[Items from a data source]
★ ★ ★ ★
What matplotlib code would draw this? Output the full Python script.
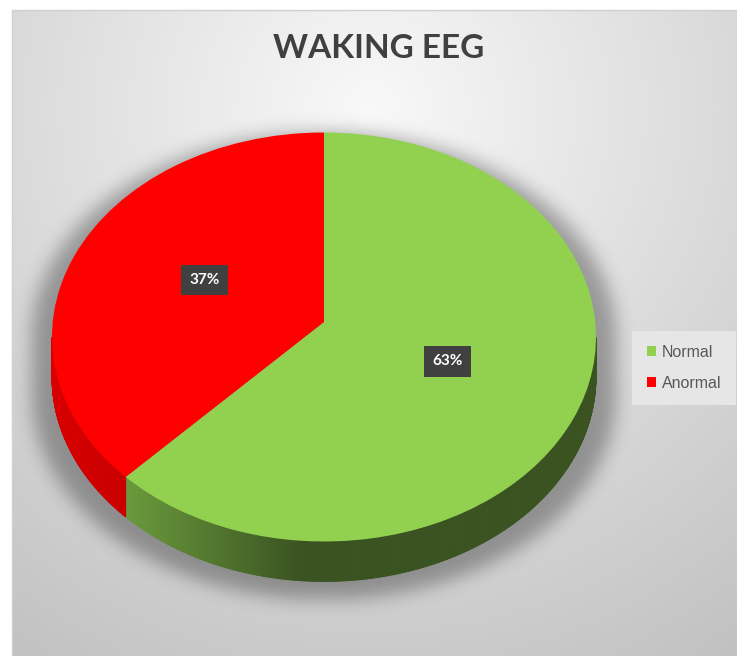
import numpy as np
import matplotlib
matplotlib.use("Agg")
import matplotlib.pyplot as plt
from matplotlib.collections import PolyCollection
from matplotlib.patches import Rectangle
from matplotlib.path import Path
import matplotlib.colors as mcolors

# ---- data ----
title = "WAKING EEG"
categories = ["Normal", "Anormal"]
values = [63, 37]
top_colors = ["#92d050", "#ff0000"]

W, H = 737, 656
fig = plt.figure(figsize=(W / 100, H / 100), dpi=100)
fig.patch.set_facecolor("white")

# ---- background axes in pixel coords ----
axb = fig.add_axes([0, 0, 1, 1])
axb.set_xlim(0, W)
axb.set_ylim(H, 0)
axb.axis("off")

x0, y0 = 12, 10
xs = np.arange(x0, W) + 0.5
ys = np.arange(y0, H) + 0.5
X, Y = np.meshgrid(xs, ys)
r = np.sqrt(((X - 370) / 600) ** 2 + ((Y - 110) / 600) ** 2)
v = 0.975 - 0.20 * np.clip(r, 0, 1.2)
bg = np.dstack([v, v, v])
axb.imshow(bg, extent=(x0, W, H, y0), interpolation="bilinear", zorder=0)
axb.add_patch(Rectangle((x0, y0), W - x0, H - y0, fill=False, ec="#d0d0d0", lw=1, zorder=1))

# ---- pie geometry (pixels) ----
cx, cy, a, b, depth = 324, 337, 272, 204.5, 40
top_center_shift = 15  # perspective: visual centre of the top face sits higher

# soft shadow
mask = np.zeros_like(X)
for sy in np.linspace(cy + 0, cy + 58, 30):
    mask = np.maximum(mask, (((X - cx) / (a + 20)) ** 2 + ((Y - sy) / b) ** 2 <= 1).astype(float))

def blur(img, sigma):
    k = np.arange(-3 * sigma, 3 * sigma + 1)
    g = np.exp(-k ** 2 / (2 * sigma ** 2))
    g /= g.sum()
    img = np.apply_along_axis(lambda m: np.convolve(m, g, mode="same"), 0, img)
    img = np.apply_along_axis(lambda m: np.convolve(m, g, mode="same"), 1, img)
    return img

sh = blur(mask, 9)
shadow = np.zeros((sh.shape[0], sh.shape[1], 4))
shadow[..., 3] = 0.32 * sh
axb.imshow(shadow, extent=(x0, W, H, y0), interpolation="bilinear", zorder=2)

# ---- pie axes: unit circle -> ellipse ----
ax = fig.add_axes([0, 0, 1, 1])
ax.patch.set_alpha(0)
d = depth / b

# side walls
fracs = np.array(values, float) / sum(values)
start = 90.0
side_polys, side_cols = [], []
green_light = np.array(mcolors.to_rgb("#6b9b3c"))
green_dark = np.array(mcolors.to_rgb("#3a5321"))
red_side = np.array(mcolors.to_rgb("#c80000"))
red_light = np.array(mcolors.to_rgb("#d80000"))
for i, f in enumerate(fracs):
    t1 = start - 360 * f
    t2 = start
    start = t1
    th = np.linspace(t1, t2, 600)
    for k in range(len(th) - 1):
        ta, tb = th[k], th[k + 1]
        tm = 0.5 * (ta + tb)
        if np.sin(np.radians(tm)) >= 0:
            continue
        ca, sa = np.cos(np.radians(ta)), np.sin(np.radians(ta))
        cb, sb = np.cos(np.radians(tb)), np.sin(np.radians(tb))
        side_polys.append([(ca, sa), (cb, sb), (cb, sb - d), (ca, sa - d)])
        xm = np.cos(np.radians(tm))
        if i == 0:
            tt = np.clip((xm + 0.73) / 0.65, 0, 1)
            c = green_light * (1 - tt) + green_dark * tt
        else:
            tt = np.clip((xm + 1.0) / 0.3, 0, 1)
            c = red_light * (1 - tt) + red_side * tt
        side_cols.append(c)
ax.add_collection(PolyCollection(side_polys, facecolors=side_cols, edgecolors=side_cols, linewidths=0.6, zorder=1))

wedges, texts, autotexts = ax.pie(
    values, colors=top_colors, startangle=90, counterclock=False,
    autopct="%1.0f%%", pctdistance=0.5, wedgeprops=dict(linewidth=0),
    textprops=dict(color="white", fontsize=11, fontweight="bold", family=["Lato", "DejaVu Sans"]))
dy = top_center_shift / b
for w in wedges:
    w.set_zorder(2)
    p = w.get_path()
    verts = p.vertices.copy()
    ctr = np.hypot(verts[:, 0], verts[:, 1]) < 1e-9
    verts[ctr, 1] += dy
    w._path = Path(verts, p.codes)
label_dx = [-0.005, 0.02]
for t, ddx in zip(autotexts, label_dx):
    xx, yy = t.get_position()
    t.set_position((xx + ddx, yy + 0.08))
    t.set_zorder(5)
    t.set_bbox(dict(boxstyle="square,pad=0.55", fc="#404040", ec="none"))

ax.set_aspect("auto")
ax.set_xlim((0 - cx) / a, (W - cx) / a)
ax.set_ylim((cy - H) / b, (cy - 0) / b)
ax.axis("off")

# ---- legend ----
leg = ax.legend(wedges, categories, loc="center", bbox_to_anchor=(684 / W, 1 - 368 / H),
                bbox_transform=fig.transFigure, frameon=True, fancybox=False,
                facecolor="#e6e6e6", edgecolor="none", framealpha=1,
                handlelength=0.6, handleheight=0.6, handletextpad=0.35,
                labelspacing=1.0, borderpad=0.9,
                prop=dict(family=["Liberation Sans", "DejaVu Sans"], size=11.5))
for t in leg.get_texts():
    t.set_color("#595959")

# ---- title ----
fig.text(378.5 / W, 1 - 49 / H, title, ha="center", va="center", fontsize=24,
         fontweight="bold", color="#404040", family=["Lato", "DejaVu Sans"])

fig.savefig("out.png", dpi=100)
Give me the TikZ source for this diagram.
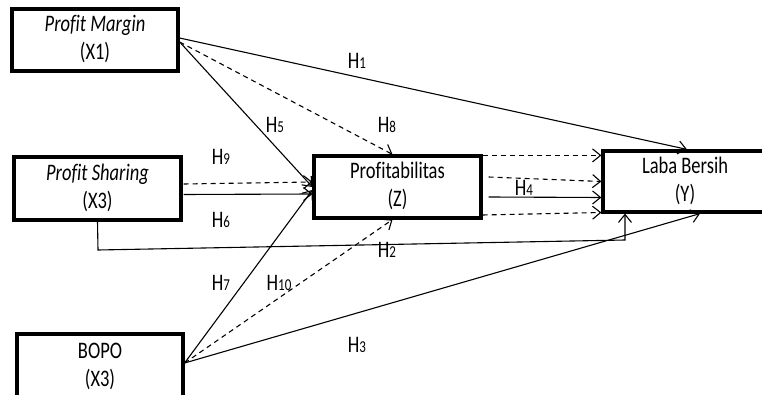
★ ★ ★ ★
Take the lines above from the top of the records through the one with "top_center_shift = 15" and repeat them exactly, without any pictures.

What matplotlib code would draw this? Output the full Python script.
import numpy as np
import matplotlib
matplotlib.use("Agg")
import matplotlib.pyplot as plt
from matplotlib.collections import PolyCollection
from matplotlib.patches import Rectangle
from matplotlib.path import Path
import matplotlib.colors as mcolors

# ---- data ----
title = "WAKING EEG"
categories = ["Normal", "Anormal"]
values = [63, 37]
top_colors = ["#92d050", "#ff0000"]

W, H = 737, 656
fig = plt.figure(figsize=(W / 100, H / 100), dpi=100)
fig.patch.set_facecolor("white")

# ---- background axes in pixel coords ----
axb = fig.add_axes([0, 0, 1, 1])
axb.set_xlim(0, W)
axb.set_ylim(H, 0)
axb.axis("off")

x0, y0 = 12, 10
xs = np.arange(x0, W) + 0.5
ys = np.arange(y0, H) + 0.5
X, Y = np.meshgrid(xs, ys)
r = np.sqrt(((X - 370) / 600) ** 2 + ((Y - 110) / 600) ** 2)
v = 0.975 - 0.20 * np.clip(r, 0, 1.2)
bg = np.dstack([v, v, v])
axb.imshow(bg, extent=(x0, W, H, y0), interpolation="bilinear", zorder=0)
axb.add_patch(Rectangle((x0, y0), W - x0, H - y0, fill=False, ec="#d0d0d0", lw=1, zorder=1))

# ---- pie geometry (pixels) ----
cx, cy, a, b, depth = 324, 337, 272, 204.5, 40
top_center_shift = 15  # perspective: visual centre of the top face sits higher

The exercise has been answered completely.